Using known structural data from Mpro, obtained by crystallography, they studied its active site, which generally accommodates 4 recurrent protein fragments (P1 to P4), in detail. To understand this site more accurately, they resolved the Mpro structure into complexes with two compounds used in the treatment of hepatitis C, Boceprevir and Telaprevir. These analyses allowed them to design 32 new molecules, maintaining variability in the P3 fragment. The structures of these compounds were verified by Nuclear Magnetic Resonance (NMR) and Mass Spectrometry. Using enzymological and structural analyses (Fluorescence Resonance Energy Transfert, FRET; Differential Scanning Fluorimetry, DSF), they showed that these molecules bind well within the Mpro active site and inhibit its activity with varying degrees of effectiveness. Some are even more effective than GC376 and 11b, two of the most powerful inhibitors of Mpro in vitro. They then enacted the crystallographic structure of Mpro in complex with MI-23, the most powerful of all their inhibitors, and verified that this molecule has a binding mode that corresponds to the initial predictions.

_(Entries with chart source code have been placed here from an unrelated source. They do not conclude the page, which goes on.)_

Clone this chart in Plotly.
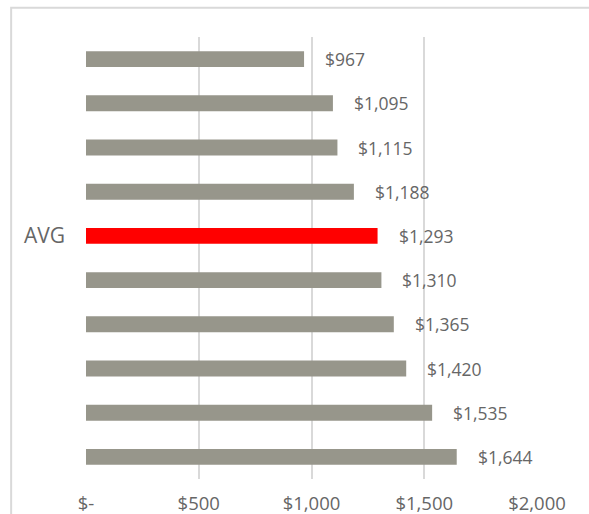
import plotly.graph_objects as go

categories = ["A", "B", "C", "D", "AVG", "F", "G", "H", "I", "J"]
values = [967, 1095, 1115, 1188, 1293, 1310, 1365, 1420, 1535, 1644]
labels = ["$967", "$1,095", "$1,115", "$1,188", "$1,293", "$1,310", "$1,365", "$1,420", "$1,535", "$1,644"]
tick_vals = [0, 500, 1000, 1500, 2000]
tick_text = ["$-", "$500", "$1,000", "$1,500", "$2,000"]

colors = ["#ff0000" if c == "AVG" else "#97968b" for c in categories]
FONT = "Open Sans"

fig = go.Figure()
fig.add_trace(go.Bar(
    y=categories, x=values, orientation="h",
    marker=dict(color=colors, line=dict(width=0)),
    hoverinfo="skip",
))

for c, v, t in zip(categories, values, labels):
    fig.add_annotation(x=v, y=c, text=t, showarrow=False, xanchor="left",
                       xshift=19, font=dict(family=FONT, size=17.5, color="#666666"))

fig.add_shape(type="rect", xref="paper", yref="paper",
              x0=-0.166, x1=1.5, y0=-0.3, y1=1.066,
              line=dict(color="#d9d9d9", width=2), fillcolor="rgba(0,0,0,0)", layer="below")

fig.update_layout(
    width=589, height=514,
    margin=dict(l=86, r=52, t=37, b=35),
    paper_bgcolor="white", plot_bgcolor="white",
    bargap=0.64,
    showlegend=False,
    font=dict(family=FONT, size=17, color="#666666"),
    xaxis=dict(range=[0, 2000], tickvals=tick_vals, ticktext=tick_text,
               showgrid=True, gridcolor="#d9d9d9", gridwidth=2,
               zeroline=False, showline=False, ticks="", automargin=False,
               tickfont=dict(family=FONT, size=18.5, color="#666666"),
               ticklabelstandoff=11, fixedrange=True),
    yaxis=dict(categoryorder="array", categoryarray=categories, autorange="reversed",
               tickvals=categories,
               ticktext=["AVG" if c == "AVG" else "" for c in categories],
               tickfont=dict(family=FONT, size=21, color="#666666"),
               showgrid=False, zeroline=False, showline=False, ticks="", automargin=False,
               ticklabelstandoff=20, fixedrange=True),
)

fig.write_html("out.html", config={"displayModeBar": False},
               post_script="document.body.style.margin='0';document.body.style.overflow='hidden';")
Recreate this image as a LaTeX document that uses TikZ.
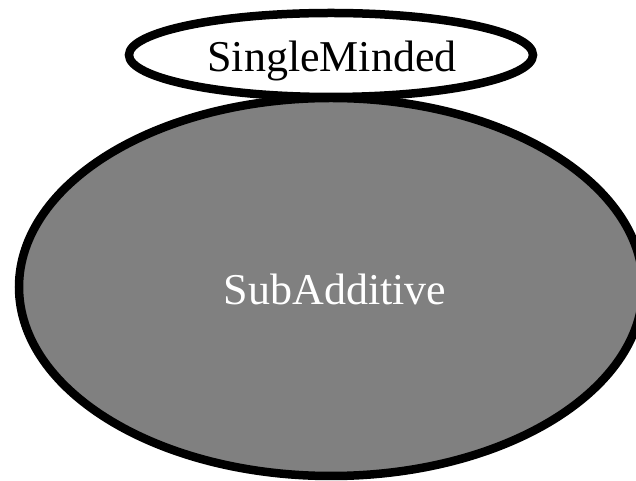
\documentclass[tikz,border=0pt]{standalone}
\usepackage{fontspec}
\setmainfont{Liberation Serif}
\usetikzlibrary{shapes.geometric}
\definecolor{setgray}{RGB}{128,128,128}
\tikzset{
  setline/.style={line width=8.5pt, draw=black},
  settext/.style={font=\fontsize{44}{48}\selectfont, inner sep=0pt, anchor=base}
}
\begin{document}
\begin{tikzpicture}[x=1pt,y=1pt]
  \useasboundingbox (0,0) rectangle (636,481);
  \clip (0,0) rectangle (636,481);
  % large class
  \draw[setline, fill=setgray] (331,194) ellipse [x radius=312, y radius=189];
  \node[settext, text=white] (sub) at (335,176) {SubAdditive};
  % small class on top
  \draw[setline, fill=white] (331,426) ellipse [x radius=202, y radius=42];
  \node[settext, text=black] (single) at (332,409) {SingleMinded};
\end{tikzpicture}
\end{document}
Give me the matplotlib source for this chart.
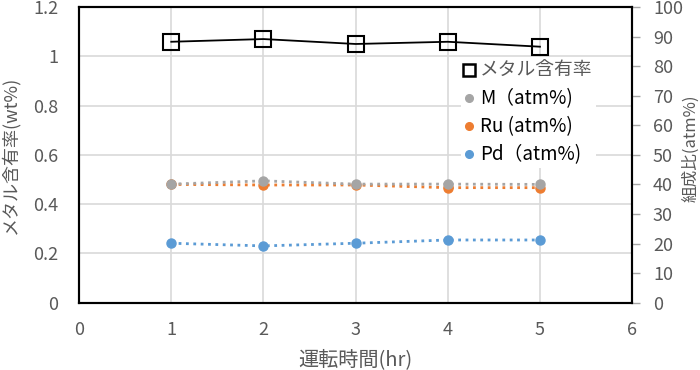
import matplotlib
matplotlib.use("Agg")
import matplotlib.pyplot as plt
from matplotlib.lines import Line2D

plt.rcParams["font.family"] = ["Noto Sans CJK JP", "DejaVu Sans"]

hours = [1, 2, 3, 4, 5]
metal_content = [1.059, 1.070, 1.050, 1.059, 1.039]
m_atm = [40.1, 41.2, 40.1, 40.1, 40.0]
ru_atm = [40.0, 39.8, 39.8, 38.9, 38.9]
pd_atm = [20.1, 19.2, 20.1, 21.2, 21.2]

TEXT = "#595959"
GRID = "#d9d9d9"

fig = plt.figure(figsize=(7, 3.7), dpi=100)
ax = fig.add_axes([0.113, 0.182, 0.79, 0.799])
ax2 = ax.twinx()

ax.set_xlim(0, 6)
ax.set_ylim(0, 1.2)
ax2.set_ylim(0, 100)
ax.set_xticks(range(0, 7))
ax.set_yticks([0, 0.2, 0.4, 0.6, 0.8, 1, 1.2])
ax.set_yticklabels(["0", "0.2", "0.4", "0.6", "0.8", "1", "1.2"])
ax2.set_yticks(range(0, 101, 10))
ax.grid(True, color=GRID, linewidth=1.2)
ax.set_axisbelow(True)

ax.tick_params(axis="x", length=0, labelsize=13, colors=TEXT, pad=13)
ax.tick_params(axis="y", length=0, labelsize=13, colors=TEXT, pad=15)
ax2.tick_params(axis="y", length=6, width=1, color="#a6a6a6", labelsize=13,
                labelcolor=TEXT, pad=9)
for a in (ax, ax2):
    for s in a.spines.values():
        s.set_color("black")
        s.set_linewidth(1.5)

ax.plot(hours, metal_content, color="black", linewidth=1.3, marker="s",
        markersize=11, markerfacecolor="none", markeredgecolor="black",
        markeredgewidth=1.5, zorder=5)

ax2.plot(hours, pd_atm, color="#5b9bd5", linestyle=":", linewidth=2,
         marker="o", markersize=6.5)
ax2.plot(hours, ru_atm, color="#ed7d31", linestyle=":", linewidth=2,
         marker="o", markersize=6.5)
ax2.plot(hours, m_atm, color="#a5a5a5", linestyle=":", linewidth=2,
         marker="o", markersize=6.5)

ax.set_xlabel("運転時間(hr)", fontsize=14.5, color=TEXT)
ax.set_ylabel("メタル含有率(wt%)", fontsize=13, color=TEXT)
ax2.set_ylabel("組成比(atm%)", fontsize=12, color=TEXT, rotation=90)
ax.xaxis.set_label_coords(0.5, -0.158)
ax.yaxis.set_label_coords(-0.108, 0.5)
ax2.yaxis.set_label_coords(1.090, 0.523)

handles = [
    Line2D([], [], linestyle="none", marker="s", markersize=9,
           markerfacecolor="none", markeredgecolor="black", markeredgewidth=1.8),
    Line2D([], [], linestyle="none", marker="o", markersize=5.5, color="#a5a5a5"),
    Line2D([], [], linestyle="none", marker="o", markersize=5.5, color="#ed7d31"),
    Line2D([], [], linestyle="none", marker="o", markersize=5.5, color="#5b9bd5"),
]
labels = ["メタル含有率", "M（atm%)", "Ru (atm%)", "Pd（atm%)"]
leg = ax2.legend(handles, labels, loc="upper left", bbox_to_anchor=(0.69, 0.83),
                 frameon=True, fontsize=13.5, handlelength=0.6, handletextpad=0.3,
                 labelspacing=0.38, borderpad=0.15, borderaxespad=0)
leg.get_frame().set_facecolor("white")
leg.get_frame().set_edgecolor("none")
leg.get_frame().set_alpha(1)
leg.get_texts()[0].set_color(TEXT)

fig.savefig("out.png", dpi=100)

Schematic diagram of the design of novel SARS-CoV-2 inhibitors:
After these physico-chemical characterisations, they selected the 20 most powerful compounds and showed that they are not toxic for 6 cultured cell lines. In a model of Vero E6 cells infected with SARS-CoV-2, these compounds block cell death, and 6 of them proved particularly effective. In human pulmonary and hepatic cells (HPAEpiC and HuH7), these inhibitors blocked SARS-CoV-2 very effectively.
The researchers then evaluated the pharmacokinetic properties of these compounds. They selected MI-09 and MI-30, which show the best bioavailability in rats, that is, the proportion of molecules reaching the bloodstream after oral, intravenous or intraperitoneal administration. Based on the previous in vitro tests, we now know that a daily injection of 20 mg/kg is sufficient to ensure that the molecules are in sufficient quantities in the blood to block viral replication.
The compounds exhibit little toxicity since the rats remain alive and in good health when the inhibitors are administered in high doses (up to 10 times as much), over several days and using 3 routes of administration. In a pilot experiment on a model of transgenic mice infected by SARS-CoV-2, 50 mg/kg per day over 6 days of MI-09 or MI-30 prevents weight loss, reducing pulmonary lesions as well as levels of viral RNA in the lungs. Similar results are obtained in inoculating 2,5 times more virus and in administering 2 times more inhibitors. In mice having received the inhibitors, inflammation is reduced since levels of CXCL10 and IFN-beta (inflammatory chemokines) are lower, as well as the number of immune cells infiltrating the lungs.
Whether administered orally or by intraperitoneal injection, MI-09 and MI-30 can give protection from SARS-CoV-2. This work proves for the first time that Mpro inhibitors have an in vivo antiviral activity, which represents a significant advance in the development of anti-SARS-CoV-2 compounds administered orally.